[Plotting code records]
■ ■ ■ ■ ■
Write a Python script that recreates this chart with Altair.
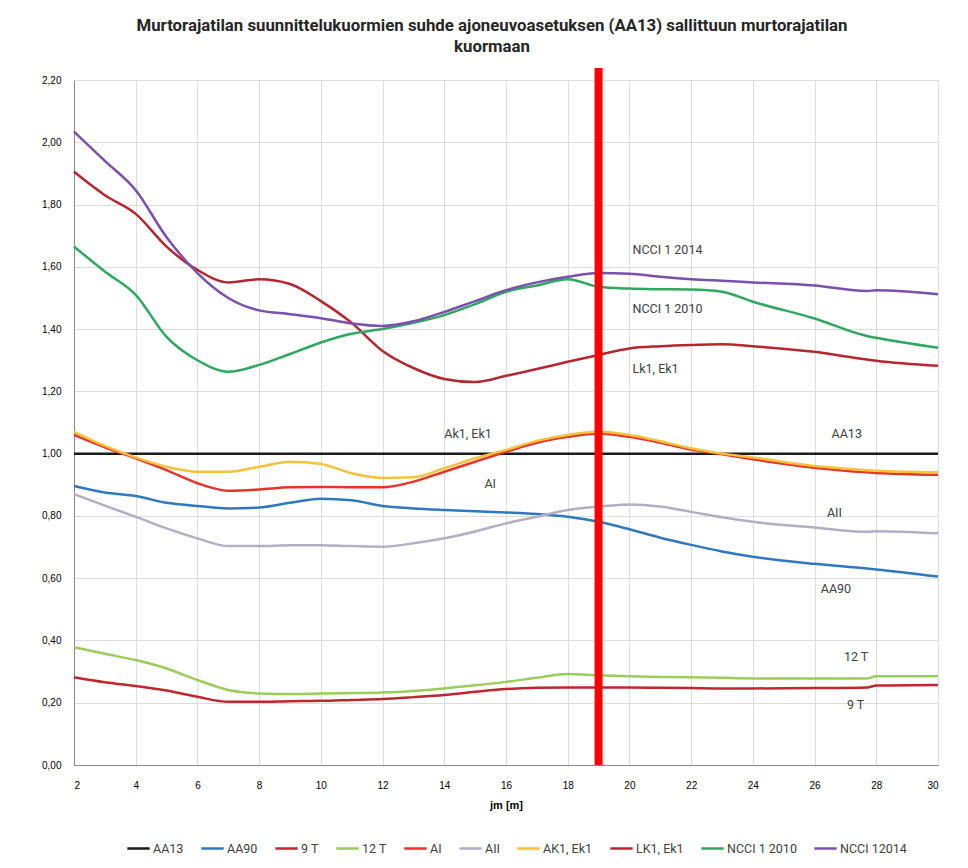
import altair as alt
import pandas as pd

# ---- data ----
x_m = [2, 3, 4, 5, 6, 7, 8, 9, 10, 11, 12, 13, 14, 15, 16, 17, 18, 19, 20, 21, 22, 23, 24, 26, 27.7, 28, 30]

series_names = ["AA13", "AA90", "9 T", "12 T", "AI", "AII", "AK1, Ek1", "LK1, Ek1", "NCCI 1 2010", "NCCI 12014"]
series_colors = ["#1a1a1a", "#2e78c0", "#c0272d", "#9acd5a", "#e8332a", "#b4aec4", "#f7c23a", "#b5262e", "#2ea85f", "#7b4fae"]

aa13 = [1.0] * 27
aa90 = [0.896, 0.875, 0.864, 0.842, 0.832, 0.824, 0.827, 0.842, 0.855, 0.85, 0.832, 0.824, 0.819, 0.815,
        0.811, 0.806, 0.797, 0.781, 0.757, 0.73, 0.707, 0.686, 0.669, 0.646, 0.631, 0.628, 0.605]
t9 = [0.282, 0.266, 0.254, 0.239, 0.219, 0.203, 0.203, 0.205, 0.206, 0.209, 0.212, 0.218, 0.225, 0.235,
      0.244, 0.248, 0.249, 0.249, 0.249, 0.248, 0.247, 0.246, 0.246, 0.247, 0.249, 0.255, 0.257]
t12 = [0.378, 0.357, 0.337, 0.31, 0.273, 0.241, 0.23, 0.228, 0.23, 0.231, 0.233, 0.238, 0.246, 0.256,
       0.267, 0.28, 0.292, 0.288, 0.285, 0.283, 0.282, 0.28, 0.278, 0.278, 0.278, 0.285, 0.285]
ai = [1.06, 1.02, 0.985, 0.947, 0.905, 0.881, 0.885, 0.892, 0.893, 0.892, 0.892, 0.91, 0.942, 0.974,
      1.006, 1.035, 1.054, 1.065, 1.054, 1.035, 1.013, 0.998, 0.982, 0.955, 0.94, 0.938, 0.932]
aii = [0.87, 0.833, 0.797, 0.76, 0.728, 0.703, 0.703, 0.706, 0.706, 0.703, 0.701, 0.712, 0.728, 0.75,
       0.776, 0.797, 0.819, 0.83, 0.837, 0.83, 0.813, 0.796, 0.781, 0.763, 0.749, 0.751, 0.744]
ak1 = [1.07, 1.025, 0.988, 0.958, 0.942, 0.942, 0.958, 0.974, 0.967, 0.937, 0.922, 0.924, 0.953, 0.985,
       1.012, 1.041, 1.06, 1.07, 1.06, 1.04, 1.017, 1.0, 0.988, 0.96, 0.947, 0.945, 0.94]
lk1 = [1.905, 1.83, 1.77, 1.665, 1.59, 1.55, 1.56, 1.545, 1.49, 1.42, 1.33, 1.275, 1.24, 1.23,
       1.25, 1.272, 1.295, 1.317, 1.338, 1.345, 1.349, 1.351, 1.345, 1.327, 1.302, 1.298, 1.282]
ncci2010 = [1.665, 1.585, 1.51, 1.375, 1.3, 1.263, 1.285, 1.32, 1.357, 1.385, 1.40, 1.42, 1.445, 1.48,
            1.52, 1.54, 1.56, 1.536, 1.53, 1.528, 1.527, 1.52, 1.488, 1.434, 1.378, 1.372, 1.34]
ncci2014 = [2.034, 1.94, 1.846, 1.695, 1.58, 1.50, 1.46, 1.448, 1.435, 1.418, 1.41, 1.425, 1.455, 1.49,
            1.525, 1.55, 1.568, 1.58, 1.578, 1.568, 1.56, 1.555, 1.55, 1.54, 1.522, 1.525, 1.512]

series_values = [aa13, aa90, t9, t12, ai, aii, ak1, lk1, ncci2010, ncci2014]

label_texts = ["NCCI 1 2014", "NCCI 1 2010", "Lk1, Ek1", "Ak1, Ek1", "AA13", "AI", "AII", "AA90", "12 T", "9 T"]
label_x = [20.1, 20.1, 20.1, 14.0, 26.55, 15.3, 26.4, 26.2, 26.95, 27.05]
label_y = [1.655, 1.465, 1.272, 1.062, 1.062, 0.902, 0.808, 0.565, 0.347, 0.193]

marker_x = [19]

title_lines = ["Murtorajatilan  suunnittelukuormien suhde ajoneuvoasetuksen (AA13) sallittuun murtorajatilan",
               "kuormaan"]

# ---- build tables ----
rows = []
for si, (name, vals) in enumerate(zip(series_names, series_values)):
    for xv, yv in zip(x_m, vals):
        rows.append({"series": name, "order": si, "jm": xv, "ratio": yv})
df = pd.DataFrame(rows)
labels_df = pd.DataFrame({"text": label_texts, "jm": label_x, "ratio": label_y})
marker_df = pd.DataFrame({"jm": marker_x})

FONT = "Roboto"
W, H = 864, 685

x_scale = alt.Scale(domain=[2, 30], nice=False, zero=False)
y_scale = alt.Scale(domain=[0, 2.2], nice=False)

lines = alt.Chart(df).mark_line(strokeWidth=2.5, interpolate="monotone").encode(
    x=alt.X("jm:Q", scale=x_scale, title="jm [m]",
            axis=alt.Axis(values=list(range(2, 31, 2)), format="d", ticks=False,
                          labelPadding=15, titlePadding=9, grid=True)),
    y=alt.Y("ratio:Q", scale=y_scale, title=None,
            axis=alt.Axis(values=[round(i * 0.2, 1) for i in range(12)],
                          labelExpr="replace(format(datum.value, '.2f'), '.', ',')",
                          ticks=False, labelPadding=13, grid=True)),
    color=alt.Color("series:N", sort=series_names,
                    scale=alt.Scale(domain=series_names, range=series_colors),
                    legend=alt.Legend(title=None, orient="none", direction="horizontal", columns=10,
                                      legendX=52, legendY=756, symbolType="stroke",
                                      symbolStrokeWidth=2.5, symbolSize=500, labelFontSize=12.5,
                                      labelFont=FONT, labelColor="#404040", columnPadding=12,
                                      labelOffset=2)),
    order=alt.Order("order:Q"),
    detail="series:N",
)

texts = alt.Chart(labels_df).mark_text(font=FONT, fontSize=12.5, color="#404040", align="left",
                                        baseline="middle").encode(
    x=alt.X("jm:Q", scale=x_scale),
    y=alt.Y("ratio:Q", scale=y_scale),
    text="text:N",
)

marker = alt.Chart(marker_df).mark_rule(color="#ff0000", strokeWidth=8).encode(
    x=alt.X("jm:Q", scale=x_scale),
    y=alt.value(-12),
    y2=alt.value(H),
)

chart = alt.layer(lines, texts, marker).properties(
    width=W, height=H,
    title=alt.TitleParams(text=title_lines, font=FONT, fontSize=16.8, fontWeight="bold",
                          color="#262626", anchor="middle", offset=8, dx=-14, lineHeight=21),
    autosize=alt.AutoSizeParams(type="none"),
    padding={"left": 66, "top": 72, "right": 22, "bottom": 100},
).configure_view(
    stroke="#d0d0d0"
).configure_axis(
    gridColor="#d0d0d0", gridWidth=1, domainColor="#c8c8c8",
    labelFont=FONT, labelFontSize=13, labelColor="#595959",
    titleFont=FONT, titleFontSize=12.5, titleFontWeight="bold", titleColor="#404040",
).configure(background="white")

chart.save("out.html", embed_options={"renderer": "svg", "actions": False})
■ ■ ■ ■ ■
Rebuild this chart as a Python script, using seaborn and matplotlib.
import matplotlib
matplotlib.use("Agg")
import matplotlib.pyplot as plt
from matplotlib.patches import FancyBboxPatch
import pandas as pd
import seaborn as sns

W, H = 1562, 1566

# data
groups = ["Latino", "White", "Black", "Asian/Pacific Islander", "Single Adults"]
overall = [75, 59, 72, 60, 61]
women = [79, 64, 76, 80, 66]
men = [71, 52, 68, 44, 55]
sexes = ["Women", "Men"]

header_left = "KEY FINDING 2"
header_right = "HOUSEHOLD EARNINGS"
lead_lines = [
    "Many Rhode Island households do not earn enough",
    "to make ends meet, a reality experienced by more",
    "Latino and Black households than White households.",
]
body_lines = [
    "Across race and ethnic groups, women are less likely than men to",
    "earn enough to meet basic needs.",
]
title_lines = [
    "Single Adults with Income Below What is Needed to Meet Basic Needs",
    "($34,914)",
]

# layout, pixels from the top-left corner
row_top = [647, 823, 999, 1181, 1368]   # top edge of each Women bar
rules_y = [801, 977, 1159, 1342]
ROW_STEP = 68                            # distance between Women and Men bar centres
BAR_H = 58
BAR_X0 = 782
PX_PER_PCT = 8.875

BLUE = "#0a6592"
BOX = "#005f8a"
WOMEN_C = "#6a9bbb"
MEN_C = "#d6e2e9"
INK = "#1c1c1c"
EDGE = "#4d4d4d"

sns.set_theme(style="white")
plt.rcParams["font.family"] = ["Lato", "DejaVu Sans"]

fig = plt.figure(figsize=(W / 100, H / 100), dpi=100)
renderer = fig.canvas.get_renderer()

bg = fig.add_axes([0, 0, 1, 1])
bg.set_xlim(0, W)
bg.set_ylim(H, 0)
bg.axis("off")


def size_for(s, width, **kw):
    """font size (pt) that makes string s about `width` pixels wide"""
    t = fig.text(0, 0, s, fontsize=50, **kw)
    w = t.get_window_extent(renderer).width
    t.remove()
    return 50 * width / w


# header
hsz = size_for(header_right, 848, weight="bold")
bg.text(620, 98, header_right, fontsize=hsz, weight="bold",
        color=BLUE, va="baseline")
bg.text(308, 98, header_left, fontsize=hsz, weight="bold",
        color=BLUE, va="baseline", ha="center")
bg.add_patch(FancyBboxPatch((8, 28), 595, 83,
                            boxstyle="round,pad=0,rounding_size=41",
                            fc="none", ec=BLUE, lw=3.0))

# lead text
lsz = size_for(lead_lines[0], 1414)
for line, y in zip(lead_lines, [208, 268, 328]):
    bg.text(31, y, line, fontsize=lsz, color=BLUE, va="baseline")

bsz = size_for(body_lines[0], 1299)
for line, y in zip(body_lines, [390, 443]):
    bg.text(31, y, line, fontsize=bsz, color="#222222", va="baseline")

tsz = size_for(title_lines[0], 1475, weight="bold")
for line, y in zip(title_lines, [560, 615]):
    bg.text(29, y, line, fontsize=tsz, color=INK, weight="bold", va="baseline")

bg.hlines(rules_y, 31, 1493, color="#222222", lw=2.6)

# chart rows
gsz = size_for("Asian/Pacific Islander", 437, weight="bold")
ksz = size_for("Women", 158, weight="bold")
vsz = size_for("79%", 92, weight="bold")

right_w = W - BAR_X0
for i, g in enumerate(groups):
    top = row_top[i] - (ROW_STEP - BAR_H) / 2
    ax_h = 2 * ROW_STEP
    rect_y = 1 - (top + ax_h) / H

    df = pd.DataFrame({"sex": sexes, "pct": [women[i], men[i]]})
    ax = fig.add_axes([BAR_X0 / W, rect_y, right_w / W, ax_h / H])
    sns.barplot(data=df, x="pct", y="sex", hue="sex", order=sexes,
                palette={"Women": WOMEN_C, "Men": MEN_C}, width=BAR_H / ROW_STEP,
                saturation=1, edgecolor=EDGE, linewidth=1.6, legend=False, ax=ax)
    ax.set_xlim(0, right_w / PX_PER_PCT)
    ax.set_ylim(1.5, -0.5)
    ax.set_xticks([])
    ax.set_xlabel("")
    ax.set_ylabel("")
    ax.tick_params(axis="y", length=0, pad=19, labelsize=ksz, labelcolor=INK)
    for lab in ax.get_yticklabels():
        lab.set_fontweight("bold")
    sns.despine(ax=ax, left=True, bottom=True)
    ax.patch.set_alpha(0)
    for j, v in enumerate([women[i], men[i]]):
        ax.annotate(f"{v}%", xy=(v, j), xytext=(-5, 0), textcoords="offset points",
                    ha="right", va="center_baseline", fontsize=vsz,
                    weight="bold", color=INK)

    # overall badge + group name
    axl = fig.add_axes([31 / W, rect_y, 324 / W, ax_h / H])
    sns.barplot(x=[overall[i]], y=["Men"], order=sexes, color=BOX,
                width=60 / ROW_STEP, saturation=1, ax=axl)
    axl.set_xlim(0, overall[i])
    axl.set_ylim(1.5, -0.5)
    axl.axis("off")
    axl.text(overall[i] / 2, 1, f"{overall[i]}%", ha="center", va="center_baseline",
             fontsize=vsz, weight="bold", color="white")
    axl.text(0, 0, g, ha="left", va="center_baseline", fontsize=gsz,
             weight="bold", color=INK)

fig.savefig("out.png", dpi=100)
■ ■ ■ ■ ■
● **OBJECTIVE**
Exactly the lines from the line with "Rebuild this chart" to the line with "return 50 * width / w", both included, are to be extracted, and no others.

● **ANSWER FOR THE TASK**
Rebuild this chart as a Python script, using seaborn and matplotlib.
import matplotlib
matplotlib.use("Agg")
import matplotlib.pyplot as plt
from matplotlib.patches import FancyBboxPatch
import pandas as pd
import seaborn as sns

W, H = 1562, 1566

# data
groups = ["Latino", "White", "Black", "Asian/Pacific Islander", "Single Adults"]
overall = [75, 59, 72, 60, 61]
women = [79, 64, 76, 80, 66]
men = [71, 52, 68, 44, 55]
sexes = ["Women", "Men"]

header_left = "KEY FINDING 2"
header_right = "HOUSEHOLD EARNINGS"
lead_lines = [
    "Many Rhode Island households do not earn enough",
    "to make ends meet, a reality experienced by more",
    "Latino and Black households than White households.",
]
body_lines = [
    "Across race and ethnic groups, women are less likely than men to",
    "earn enough to meet basic needs.",
]
title_lines = [
    "Single Adults with Income Below What is Needed to Meet Basic Needs",
    "($34,914)",
]

# layout, pixels from the top-left corner
row_top = [647, 823, 999, 1181, 1368]   # top edge of each Women bar
rules_y = [801, 977, 1159, 1342]
ROW_STEP = 68                            # distance between Women and Men bar centres
BAR_H = 58
BAR_X0 = 782
PX_PER_PCT = 8.875

BLUE = "#0a6592"
BOX = "#005f8a"
WOMEN_C = "#6a9bbb"
MEN_C = "#d6e2e9"
INK = "#1c1c1c"
EDGE = "#4d4d4d"

sns.set_theme(style="white")
plt.rcParams["font.family"] = ["Lato", "DejaVu Sans"]

fig = plt.figure(figsize=(W / 100, H / 100), dpi=100)
renderer = fig.canvas.get_renderer()

bg = fig.add_axes([0, 0, 1, 1])
bg.set_xlim(0, W)
bg.set_ylim(H, 0)
bg.axis("off")


def size_for(s, width, **kw):
    """font size (pt) that makes string s about `width` pixels wide"""
    t = fig.text(0, 0, s, fontsize=50, **kw)
    w = t.get_window_extent(renderer).width
    t.remove()
    return 50 * width / w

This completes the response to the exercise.